**DATASET CONTENT**
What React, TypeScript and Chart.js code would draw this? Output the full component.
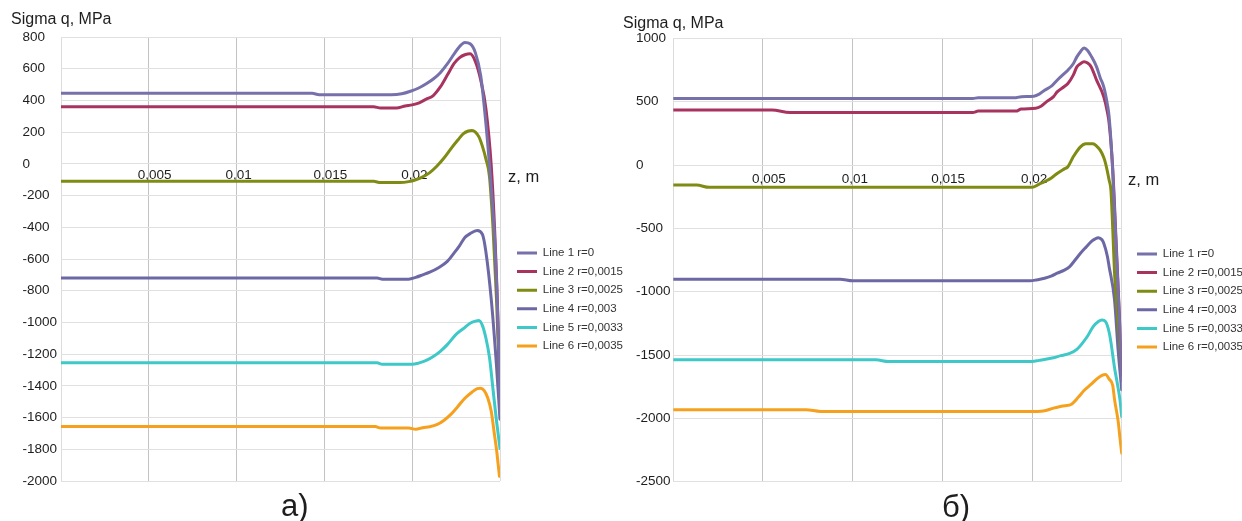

...

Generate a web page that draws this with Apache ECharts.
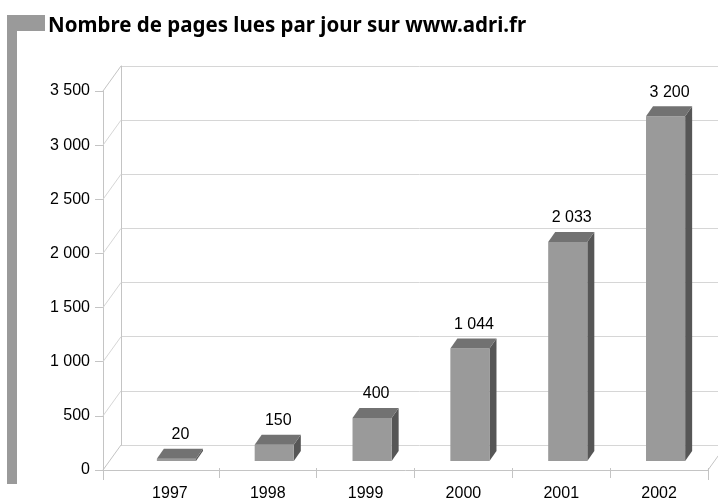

==

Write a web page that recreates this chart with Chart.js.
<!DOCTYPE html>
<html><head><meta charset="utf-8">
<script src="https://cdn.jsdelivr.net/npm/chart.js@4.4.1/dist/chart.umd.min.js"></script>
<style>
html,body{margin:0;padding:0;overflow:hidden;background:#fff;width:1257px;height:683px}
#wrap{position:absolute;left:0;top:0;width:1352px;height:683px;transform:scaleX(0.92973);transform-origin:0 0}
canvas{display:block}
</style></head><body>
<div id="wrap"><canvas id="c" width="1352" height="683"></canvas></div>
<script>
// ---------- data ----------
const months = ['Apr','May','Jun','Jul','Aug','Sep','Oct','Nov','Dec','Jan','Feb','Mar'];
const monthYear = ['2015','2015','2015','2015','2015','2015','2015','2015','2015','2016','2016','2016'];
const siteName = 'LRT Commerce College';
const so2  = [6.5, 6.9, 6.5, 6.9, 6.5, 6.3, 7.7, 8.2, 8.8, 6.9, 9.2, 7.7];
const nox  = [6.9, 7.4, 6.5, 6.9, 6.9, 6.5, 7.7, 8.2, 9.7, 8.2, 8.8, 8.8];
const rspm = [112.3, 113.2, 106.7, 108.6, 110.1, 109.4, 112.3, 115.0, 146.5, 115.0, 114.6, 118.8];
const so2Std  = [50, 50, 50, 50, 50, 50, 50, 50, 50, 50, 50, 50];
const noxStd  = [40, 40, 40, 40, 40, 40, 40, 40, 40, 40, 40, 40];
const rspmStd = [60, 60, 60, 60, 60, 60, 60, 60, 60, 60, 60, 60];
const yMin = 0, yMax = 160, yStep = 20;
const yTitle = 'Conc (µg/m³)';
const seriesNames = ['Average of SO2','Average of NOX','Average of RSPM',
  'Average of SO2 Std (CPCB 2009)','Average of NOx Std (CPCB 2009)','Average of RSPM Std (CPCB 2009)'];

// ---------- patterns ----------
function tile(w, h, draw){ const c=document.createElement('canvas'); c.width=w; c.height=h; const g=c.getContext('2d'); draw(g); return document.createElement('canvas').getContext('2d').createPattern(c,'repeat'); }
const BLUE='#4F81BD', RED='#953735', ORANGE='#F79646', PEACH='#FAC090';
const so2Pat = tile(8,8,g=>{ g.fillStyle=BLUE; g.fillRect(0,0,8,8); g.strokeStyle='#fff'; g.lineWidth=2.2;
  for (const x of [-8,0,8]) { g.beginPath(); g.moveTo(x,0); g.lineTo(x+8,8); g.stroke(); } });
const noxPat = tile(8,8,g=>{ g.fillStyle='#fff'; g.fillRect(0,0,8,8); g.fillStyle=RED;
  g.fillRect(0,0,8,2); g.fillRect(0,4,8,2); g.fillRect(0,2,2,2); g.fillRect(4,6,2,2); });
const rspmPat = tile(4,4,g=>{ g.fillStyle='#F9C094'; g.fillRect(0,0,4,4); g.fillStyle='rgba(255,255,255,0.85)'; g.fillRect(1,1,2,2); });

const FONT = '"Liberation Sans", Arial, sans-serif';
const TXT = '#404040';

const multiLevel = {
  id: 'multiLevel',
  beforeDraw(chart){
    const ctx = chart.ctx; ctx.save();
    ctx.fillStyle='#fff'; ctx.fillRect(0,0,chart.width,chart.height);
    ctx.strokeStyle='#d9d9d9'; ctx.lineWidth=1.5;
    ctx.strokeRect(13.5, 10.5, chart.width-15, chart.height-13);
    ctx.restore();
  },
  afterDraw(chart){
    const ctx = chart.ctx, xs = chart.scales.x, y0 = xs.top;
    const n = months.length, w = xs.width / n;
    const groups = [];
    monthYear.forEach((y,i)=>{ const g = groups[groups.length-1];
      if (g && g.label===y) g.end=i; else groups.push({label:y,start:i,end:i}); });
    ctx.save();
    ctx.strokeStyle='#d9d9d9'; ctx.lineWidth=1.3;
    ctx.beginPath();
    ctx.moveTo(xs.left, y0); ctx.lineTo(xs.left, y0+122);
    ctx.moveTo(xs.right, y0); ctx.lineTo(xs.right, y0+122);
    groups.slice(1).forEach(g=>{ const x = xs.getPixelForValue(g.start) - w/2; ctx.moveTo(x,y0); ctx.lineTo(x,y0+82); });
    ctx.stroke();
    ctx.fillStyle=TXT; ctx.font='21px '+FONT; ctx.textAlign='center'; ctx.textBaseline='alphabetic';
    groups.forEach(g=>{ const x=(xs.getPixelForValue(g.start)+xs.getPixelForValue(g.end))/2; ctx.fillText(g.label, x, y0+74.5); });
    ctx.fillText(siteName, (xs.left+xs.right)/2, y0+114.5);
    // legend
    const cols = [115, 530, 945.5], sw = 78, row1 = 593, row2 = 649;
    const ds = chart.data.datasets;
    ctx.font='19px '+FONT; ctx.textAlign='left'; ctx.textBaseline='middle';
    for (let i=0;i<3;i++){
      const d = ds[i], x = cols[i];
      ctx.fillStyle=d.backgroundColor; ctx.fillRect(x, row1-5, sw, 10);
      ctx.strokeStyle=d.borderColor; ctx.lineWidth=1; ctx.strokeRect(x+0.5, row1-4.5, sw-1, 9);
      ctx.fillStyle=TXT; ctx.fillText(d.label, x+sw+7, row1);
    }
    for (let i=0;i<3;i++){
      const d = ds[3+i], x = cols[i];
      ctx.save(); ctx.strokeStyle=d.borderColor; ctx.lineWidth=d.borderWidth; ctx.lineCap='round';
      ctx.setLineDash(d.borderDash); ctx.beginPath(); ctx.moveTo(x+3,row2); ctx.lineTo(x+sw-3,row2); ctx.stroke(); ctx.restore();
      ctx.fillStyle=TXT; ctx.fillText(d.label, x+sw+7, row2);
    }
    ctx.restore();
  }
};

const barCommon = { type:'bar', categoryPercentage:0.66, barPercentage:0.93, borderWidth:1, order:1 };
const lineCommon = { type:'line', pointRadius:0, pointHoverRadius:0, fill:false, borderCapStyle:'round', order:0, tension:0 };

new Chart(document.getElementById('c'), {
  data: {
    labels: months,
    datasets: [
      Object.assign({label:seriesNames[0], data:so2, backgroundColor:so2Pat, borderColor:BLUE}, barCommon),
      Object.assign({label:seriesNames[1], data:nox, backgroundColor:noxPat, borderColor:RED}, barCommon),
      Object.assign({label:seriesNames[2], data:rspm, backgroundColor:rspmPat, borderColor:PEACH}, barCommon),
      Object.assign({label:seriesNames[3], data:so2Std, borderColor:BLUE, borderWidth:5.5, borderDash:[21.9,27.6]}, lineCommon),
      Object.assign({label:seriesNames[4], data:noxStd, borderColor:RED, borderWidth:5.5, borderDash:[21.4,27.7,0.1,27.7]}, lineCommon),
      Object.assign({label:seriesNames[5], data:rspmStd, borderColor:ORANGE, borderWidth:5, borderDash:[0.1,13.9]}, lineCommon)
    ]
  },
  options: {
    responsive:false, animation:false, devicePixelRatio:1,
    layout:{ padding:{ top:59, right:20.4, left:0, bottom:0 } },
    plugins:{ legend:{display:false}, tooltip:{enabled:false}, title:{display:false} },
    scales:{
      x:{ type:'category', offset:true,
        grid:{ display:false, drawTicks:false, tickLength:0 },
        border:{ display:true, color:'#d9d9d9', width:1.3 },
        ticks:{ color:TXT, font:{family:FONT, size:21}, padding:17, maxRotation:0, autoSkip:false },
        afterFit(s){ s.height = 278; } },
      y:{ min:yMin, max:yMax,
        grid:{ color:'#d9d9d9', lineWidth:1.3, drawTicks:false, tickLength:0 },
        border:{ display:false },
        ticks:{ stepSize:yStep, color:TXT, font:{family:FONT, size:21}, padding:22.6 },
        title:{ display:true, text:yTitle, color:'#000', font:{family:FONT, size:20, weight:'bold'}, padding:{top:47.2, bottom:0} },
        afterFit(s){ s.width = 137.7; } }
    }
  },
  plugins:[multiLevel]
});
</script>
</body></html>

**REQUIREMENT**
Give only the number of lines in the material above that include the word "with".

**SOLUTION TO THIS PROBLEM**
2